→ DATA SHOWN
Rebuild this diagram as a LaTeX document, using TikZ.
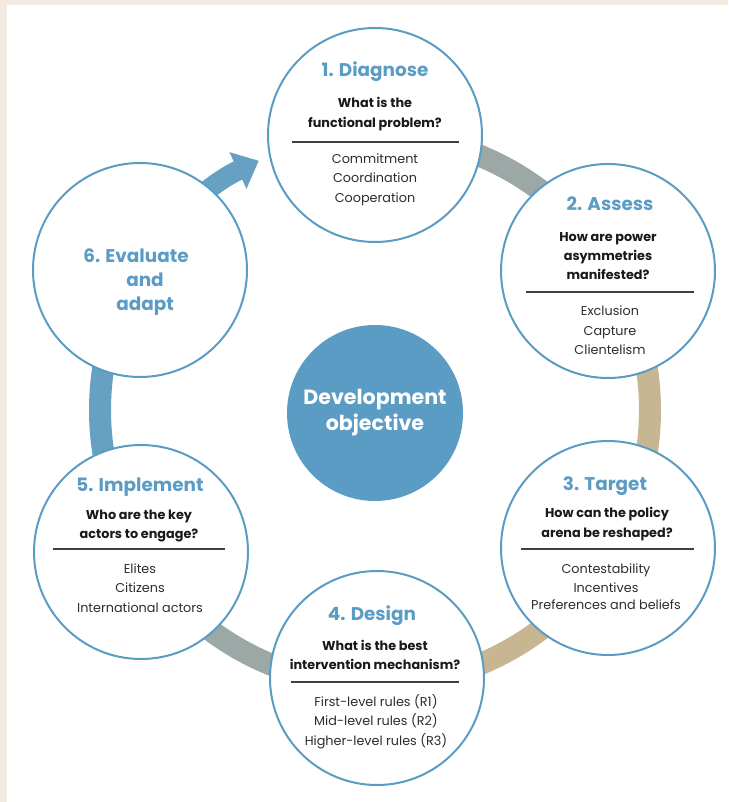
\documentclass[tikz,border=0pt]{standalone}
\usepackage{fontspec}
\setmainfont{Poppins}
\usetikzlibrary{arrows.meta}
\definecolor{bg}{RGB}{243,235,226}
\definecolor{cblue}{RGB}{91,156,196}
\definecolor{bandgrey}{RGB}{155,168,166}
\definecolor{bandtan}{RGB}{200,181,145}
\definecolor{bandblue}{RGB}{102,160,195}
\definecolor{txt}{RGB}{25,25,25}
\definecolor{itxt}{RGB}{45,45,45}
\begin{document}
\begin{tikzpicture}[x=1pt,y=1pt,
  circ/.style={circle, draw=cblue, line width=2pt, fill=white, minimum size=214pt, inner sep=0pt},
  ttl/.style={font=\bfseries\fontsize{18.4}{21}\selectfont, text=cblue, anchor=base, inner sep=0pt},
  qst/.style={font=\bfseries\fontsize{12.8}{15}\selectfont, text=txt, anchor=base, inner sep=0pt},
  itm/.style={font=\fontsize{12.8}{15}\selectfont, text=itxt, anchor=base, inner sep=0pt},
  band/.style={line width=22pt},
  rulel/.style={draw=black!75, line width=1.3pt}]
\useasboundingbox (0,0) rectangle (728,-802);
\fill[bg] (0,0) rectangle (728,-802);
\fill[white] (7,-5) rectangle (728,-802);
\coordinate (ctr) at (375,-410);
% ring
\draw[band,bandgrey] ([shift={(90:275pt)}]ctr) arc[start angle=90,end angle=30,radius=275pt];
\draw[band,bandtan] ([shift={(30:275pt)}]ctr) arc[start angle=30,end angle=-30,radius=275pt];
\draw[band,bandtan] ([shift={(-30:275pt)}]ctr) arc[start angle=-30,end angle=-90,radius=275pt];
\draw[band,bandgrey] ([shift={(-90:275pt)}]ctr) arc[start angle=-90,end angle=-150,radius=275pt];
\draw[band,bandblue] ([shift={(-150:275pt)}]ctr) arc[start angle=-150,end angle=-210,radius=275pt];
\draw[line width=20pt,bandblue,-{Triangle[length=23pt,width=39pt]}] ([shift={(150:275pt)}]ctr) arc[start angle=150,end angle=115,radius=275pt];
% circles
\node[circ] (c1) at (375,-135) {};
\node[circ] (c2) at (608,-271) {};
\node[circ] (c3) at (608,-548) {};
\node[circ] (c4) at (377,-678) {};
\node[circ] (c5) at (141,-552) {};
\node[circ] (c6) at (140,-270) {};
\node[circle, fill=cblue, minimum size=176pt, inner sep=0pt, align=center, text=white,
  font=\bfseries\fontsize{20.6}{26}\selectfont] (obj) at (375,-413) {Development\\objective};
% circle 1
\node[ttl] (c1t) at (375,-77) {1. Diagnose};
\node[qst] (c1q1) at (375,-108) {What is the};
\node[qst] (c1q2) at (375,-128) {functional problem?};
\draw[rulel] (292,-142) -- (459,-142);
\node[itm] (c1i1) at (375,-164) {Commitment};
\node[itm] (c1i2) at (375,-183) {Coordination};
\node[itm] (c1i3) at (375,-203) {Cooperation};
% circle 2
\node[ttl] (c2t) at (610,-211) {2. Assess};
\node[qst] (c2q1) at (608,-241) {How are power};
\node[qst] (c2q2) at (608,-260) {asymmetries};
\node[qst] (c2q3) at (608,-279) {manifested?};
\draw[rulel] (526,-292) -- (694,-292);
\node[itm] (c2i1) at (610,-315) {Exclusion};
\node[itm] (c2i2) at (610,-335) {Capture};
\node[itm] (c2i3) at (610,-354) {Clientelism};
% circle 3
\node[ttl] (c3t) at (605,-490) {3. Target};
\node[qst] (c3q1) at (607,-517) {How can the policy};
\node[qst] (c3q2) at (607,-537) {arena be reshaped?};
\draw[rulel] (521,-549) -- (694,-549);
\node[itm] (c3i1) at (606,-573) {Contestability};
\node[itm] (c3i2) at (606,-592) {Incentives};
\node[itm] (c3i3) at (606,-609) {Preferences and beliefs};
% circle 4
\node[ttl] (c4t) at (372,-620) {4. Design};
\node[qst] (c4q1) at (375,-650) {What is the best};
\node[qst] (c4q2) at (375,-669) {intervention mechanism?};
\draw[rulel] (291,-682) -- (459,-682);
\node[itm] (c4i1) at (376,-706) {First-level rules (R1)};
\node[itm] (c4i2) at (376,-725) {Mid-level rules (R2)};
\node[itm] (c4i3) at (376,-745) {Higher-level rules (R3)};
% circle 5
\node[ttl] (c5t) at (140,-491) {5. Implement};
\node[qst] (c5q1) at (139,-519) {Who are the key};
\node[qst] (c5q2) at (139,-538) {actors to engage?};
\draw[rulel] (53,-549) -- (225,-549);
\node[itm] (c5i1) at (140,-573) {Elites};
\node[itm] (c5i2) at (140,-592) {Citizens};
\node[itm] (c5i3) at (140,-612) {International actors};
% circle 6
\node[ttl] (c6t1) at (136,-262) {6. Evaluate};
\node[ttl] (c6t2) at (145,-286) {and};
\node[ttl] (c6t3) at (145,-310) {adapt};
\end{tikzpicture}
\end{document}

→ WHAT IS REQUIRED
Leave out the pictures and retype every line above exactly.

→ RESPONSE FOR THIS EXERCISE
Rebuild this diagram as a LaTeX document, using TikZ.
\documentclass[tikz,border=0pt]{standalone}
\usepackage{fontspec}
\setmainfont{Poppins}
\usetikzlibrary{arrows.meta}
\definecolor{bg}{RGB}{243,235,226}
\definecolor{cblue}{RGB}{91,156,196}
\definecolor{bandgrey}{RGB}{155,168,166}
\definecolor{bandtan}{RGB}{200,181,145}
\definecolor{bandblue}{RGB}{102,160,195}
\definecolor{txt}{RGB}{25,25,25}
\definecolor{itxt}{RGB}{45,45,45}
\begin{document}
\begin{tikzpicture}[x=1pt,y=1pt,
  circ/.style={circle, draw=cblue, line width=2pt, fill=white, minimum size=214pt, inner sep=0pt},
  ttl/.style={font=\bfseries\fontsize{18.4}{21}\selectfont, text=cblue, anchor=base, inner sep=0pt},
  qst/.style={font=\bfseries\fontsize{12.8}{15}\selectfont, text=txt, anchor=base, inner sep=0pt},
  itm/.style={font=\fontsize{12.8}{15}\selectfont, text=itxt, anchor=base, inner sep=0pt},
  band/.style={line width=22pt},
  rulel/.style={draw=black!75, line width=1.3pt}]
\useasboundingbox (0,0) rectangle (728,-802);
\fill[bg] (0,0) rectangle (728,-802);
\fill[white] (7,-5) rectangle (728,-802);
\coordinate (ctr) at (375,-410);
% ring
\draw[band,bandgrey] ([shift={(90:275pt)}]ctr) arc[start angle=90,end angle=30,radius=275pt];
\draw[band,bandtan] ([shift={(30:275pt)}]ctr) arc[start angle=30,end angle=-30,radius=275pt];
\draw[band,bandtan] ([shift={(-30:275pt)}]ctr) arc[start angle=-30,end angle=-90,radius=275pt];
\draw[band,bandgrey] ([shift={(-90:275pt)}]ctr) arc[start angle=-90,end angle=-150,radius=275pt];
\draw[band,bandblue] ([shift={(-150:275pt)}]ctr) arc[start angle=-150,end angle=-210,radius=275pt];
\draw[line width=20pt,bandblue,-{Triangle[length=23pt,width=39pt]}] ([shift={(150:275pt)}]ctr) arc[start angle=150,end angle=115,radius=275pt];
% circles
\node[circ] (c1) at (375,-135) {};
\node[circ] (c2) at (608,-271) {};
\node[circ] (c3) at (608,-548) {};
\node[circ] (c4) at (377,-678) {};
\node[circ] (c5) at (141,-552) {};
\node[circ] (c6) at (140,-270) {};
\node[circle, fill=cblue, minimum size=176pt, inner sep=0pt, align=center, text=white,
  font=\bfseries\fontsize{20.6}{26}\selectfont] (obj) at (375,-413) {Development\\objective};
% circle 1
\node[ttl] (c1t) at (375,-77) {1. Diagnose};
\node[qst] (c1q1) at (375,-108) {What is the};
\node[qst] (c1q2) at (375,-128) {functional problem?};
\draw[rulel] (292,-142) -- (459,-142);
\node[itm] (c1i1) at (375,-164) {Commitment};
\node[itm] (c1i2) at (375,-183) {Coordination};
\node[itm] (c1i3) at (375,-203) {Cooperation};
% circle 2
\node[ttl] (c2t) at (610,-211) {2. Assess};
\node[qst] (c2q1) at (608,-241) {How are power};
\node[qst] (c2q2) at (608,-260) {asymmetries};
\node[qst] (c2q3) at (608,-279) {manifested?};
\draw[rulel] (526,-292) -- (694,-292);
\node[itm] (c2i1) at (610,-315) {Exclusion};
\node[itm] (c2i2) at (610,-335) {Capture};
\node[itm] (c2i3) at (610,-354) {Clientelism};
% circle 3
\node[ttl] (c3t) at (605,-490) {3. Target};
\node[qst] (c3q1) at (607,-517) {How can the policy};
\node[qst] (c3q2) at (607,-537) {arena be reshaped?};
\draw[rulel] (521,-549) -- (694,-549);
\node[itm] (c3i1) at (606,-573) {Contestability};
\node[itm] (c3i2) at (606,-592) {Incentives};
\node[itm] (c3i3) at (606,-609) {Preferences and beliefs};
% circle 4
\node[ttl] (c4t) at (372,-620) {4. Design};
\node[qst] (c4q1) at (375,-650) {What is the best};
\node[qst] (c4q2) at (375,-669) {intervention mechanism?};
\draw[rulel] (291,-682) -- (459,-682);
\node[itm] (c4i1) at (376,-706) {First-level rules (R1)};
\node[itm] (c4i2) at (376,-725) {Mid-level rules (R2)};
\node[itm] (c4i3) at (376,-745) {Higher-level rules (R3)};
% circle 5
\node[ttl] (c5t) at (140,-491) {5. Implement};
\node[qst] (c5q1) at (139,-519) {Who are the key};
\node[qst] (c5q2) at (139,-538) {actors to engage?};
\draw[rulel] (53,-549) -- (225,-549);
\node[itm] (c5i1) at (140,-573) {Elites};
\node[itm] (c5i2) at (140,-592) {Citizens};
\node[itm] (c5i3) at (140,-612) {International actors};
% circle 6
\node[ttl] (c6t1) at (136,-262) {6. Evaluate};
\node[ttl] (c6t2) at (145,-286) {and};
\node[ttl] (c6t3) at (145,-310) {adapt};
\end{tikzpicture}
\end{document}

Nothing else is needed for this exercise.